╔══

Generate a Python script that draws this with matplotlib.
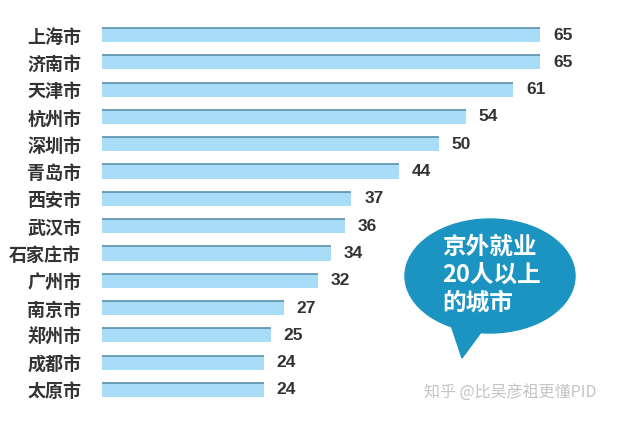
import matplotlib
matplotlib.use('Agg')
import matplotlib.pyplot as plt
from matplotlib.patches import Ellipse, Polygon

plt.rcParams['font.family'] = ['Noto Sans CJK SC', 'DejaVu Sans']

# 数据
cities = ['上海市', '济南市', '天津市', '杭州市', '深圳市', '青岛市', '西安市',
          '武汉市', '石家庄市', '广州市', '南京市', '郑州市', '成都市', '太原市']
counts = [65, 65, 61, 54, 50, 44, 37, 36, 34, 32, 27, 25, 24, 24]

W, H = 624, 422
fig = plt.figure(figsize=(W / 100, H / 100), dpi=100)

# ejes: x=0 en px 102, 6.74 px por unidad; filas cada 27.3 px desde y=35
px_unit = 6.74
x0 = 102
ax = fig.add_axes([x0 / W, 0, 1 - x0 / W, 1])
ax.set_xlim(0, (W - x0) / px_unit)
row = 27.3
ax.set_ylim(13 + (H - 390) / row, -35 / row)

pos = list(range(len(cities)))
bar_h = 0.52
ax.barh(pos, counts, height=bar_h, color='#a9ddf7', edgecolor='none')
# linea superior oscura de cada barra
ax.hlines([p - bar_h / 2 for p in pos], 0, counts, color='#5b8fa8', linewidth=1.2)

for p, v in zip(pos, counts):
    ax.text(v + 1.9, p, str(v), va='center', ha='left', fontsize=12.5,
            fontweight='bold', color='#333333', family='Liberation Sans')

ax.set_yticks(pos)
ax.set_yticklabels(cities, fontsize=13, fontweight='heavy', color='#333333')
ax.tick_params(axis='y', length=0, pad=15)
ax.set_xticks([])
for s in ax.spines.values():
    s.set_visible(False)

# burbuja
bubble_col = '#1b94c1'
fig.patches.append(Ellipse((490 / W, 1 - 276 / H), 170 / W, 114 / H,
                           transform=fig.transFigure, color=bubble_col, zorder=5))
tail = [(450, 322), (490, 320), (462, 358)]
fig.patches.append(Polygon([(x / W, 1 - y / H) for x, y in tail], closed=True,
                           transform=fig.transFigure, color=bubble_col, zorder=5))
fig.text(442 / W, 1 - 275 / H, '京外就业\n20人以上\n的城市', color='white',
         fontsize=17, fontweight='heavy', ha='left', va='center',
         linespacing=1.2, zorder=6)

# marca de agua
fig.text(510 / W, 1 - 393 / H, '知乎 @比吴彦祖更懂PID', color='#c4c4c4',
         fontsize=11.5, ha='center', va='center')

fig.savefig('out.png', dpi=100)
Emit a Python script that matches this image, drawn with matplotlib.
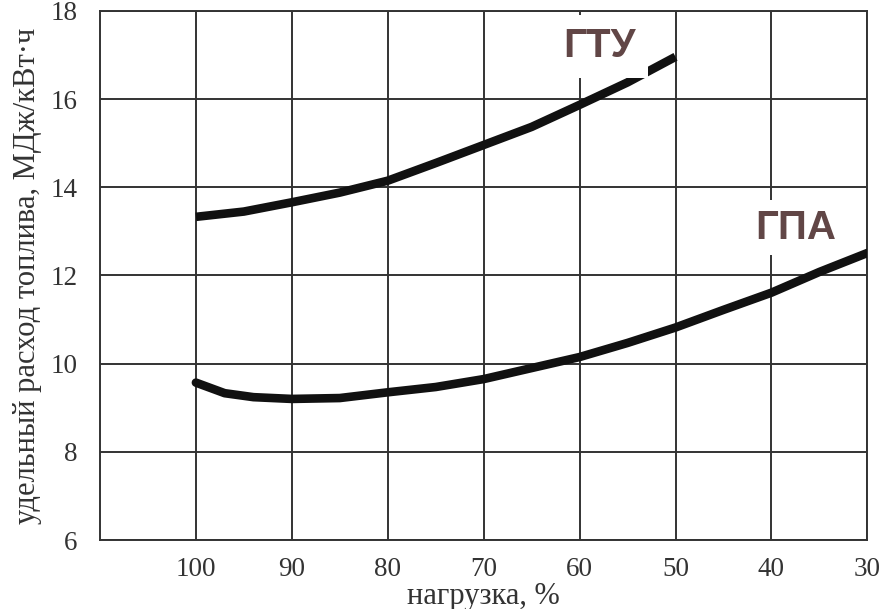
import matplotlib
matplotlib.use("Agg")
import matplotlib.pyplot as plt

gtu_load = [100, 95, 90, 85, 80, 75, 70, 65, 60, 55, 50]
gtu_fuel = [13.33, 13.45, 13.66, 13.88, 14.15, 14.55, 14.96, 15.37, 15.87, 16.38, 16.96]

gpa_load = [100, 97, 94, 90, 85, 80, 75, 70, 65, 60, 55, 50, 45, 40, 35, 30]
gpa_fuel = [9.57, 9.33, 9.24, 9.20, 9.22, 9.35, 9.47, 9.65, 9.90, 10.15, 10.47, 10.82, 11.22, 11.61, 12.08, 12.51]

x_ticks = [100, 90, 80, 70, 60, 50, 40, 30]
y_ticks = [6, 8, 10, 12, 14, 16, 18]

label_color = "#614646"
grid_color = "#333333"
text_color = "#333333"

fig = plt.figure(figsize=(8.81, 6.09), dpi=100)
ax = fig.add_axes([0.1135, 0.1133, 0.871, 0.8687])

ax.set_xlim(110, 30)
ax.set_ylim(6, 18)
ax.set_xticks(x_ticks)
ax.set_yticks(y_ticks)
ax.grid(True, color=grid_color, linewidth=1.4)
ax.set_axisbelow(True)
for s in ax.spines.values():
    s.set_color(grid_color)
    s.set_linewidth(1.4)

ax.tick_params(length=0, labelsize=19.5, colors=text_color)
ax.tick_params(axis="x", pad=12)
ax.tick_params(axis="y", pad=16)
for lbl in ax.get_xticklabels() + ax.get_yticklabels():
    lbl.set_family("Liberation Serif")

ax.plot(gtu_load, gtu_fuel, color="#111111", linewidth=6.2, solid_capstyle="butt", zorder=3)
ax.plot(gpa_load, gpa_fuel, color="#111111", linewidth=6.2, solid_capstyle="round", zorder=3)

# curve names on white patches, like in the source figure
ax.text(57.9, 17.2, "ГТУ", fontsize=29, fontweight="bold", family="Liberation Sans",
        color=label_color, ha="center", va="center",
        bbox=dict(facecolor="white", edgecolor="none", pad=9), zorder=4)
ax.text(37.5, 13.08, "ГПА", fontsize=29, fontweight="bold", family="Liberation Sans",
        color=label_color, ha="center", va="center",
        bbox=dict(facecolor="white", edgecolor="none", pad=6), zorder=4)

ax.set_xlabel("нагрузка, %", family="Liberation Serif", fontsize=22, labelpad=0, color=text_color)
ax.set_ylabel("удельный расход топлива, МДж/кВт·ч", family="Liberation Serif", fontsize=22,
              color=text_color)
ax.yaxis.set_label_coords(-0.076, 0.5)

fig.savefig("out.png", dpi=100)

╚══

* REQUIRED TASK
Copy only what runs above from the line containing "Emit a Python" through the line containing "s.set_linewidth(1.4)", exactly. Leave out the pictures.

* EXERCISE RESPONSE
Emit a Python script that matches this image, drawn with matplotlib.
import matplotlib
matplotlib.use("Agg")
import matplotlib.pyplot as plt

gtu_load = [100, 95, 90, 85, 80, 75, 70, 65, 60, 55, 50]
gtu_fuel = [13.33, 13.45, 13.66, 13.88, 14.15, 14.55, 14.96, 15.37, 15.87, 16.38, 16.96]

gpa_load = [100, 97, 94, 90, 85, 80, 75, 70, 65, 60, 55, 50, 45, 40, 35, 30]
gpa_fuel = [9.57, 9.33, 9.24, 9.20, 9.22, 9.35, 9.47, 9.65, 9.90, 10.15, 10.47, 10.82, 11.22, 11.61, 12.08, 12.51]

x_ticks = [100, 90, 80, 70, 60, 50, 40, 30]
y_ticks = [6, 8, 10, 12, 14, 16, 18]

label_color = "#614646"
grid_color = "#333333"
text_color = "#333333"

fig = plt.figure(figsize=(8.81, 6.09), dpi=100)
ax = fig.add_axes([0.1135, 0.1133, 0.871, 0.8687])

ax.set_xlim(110, 30)
ax.set_ylim(6, 18)
ax.set_xticks(x_ticks)
ax.set_yticks(y_ticks)
ax.grid(True, color=grid_color, linewidth=1.4)
ax.set_axisbelow(True)
for s in ax.spines.values():
    s.set_color(grid_color)
    s.set_linewidth(1.4)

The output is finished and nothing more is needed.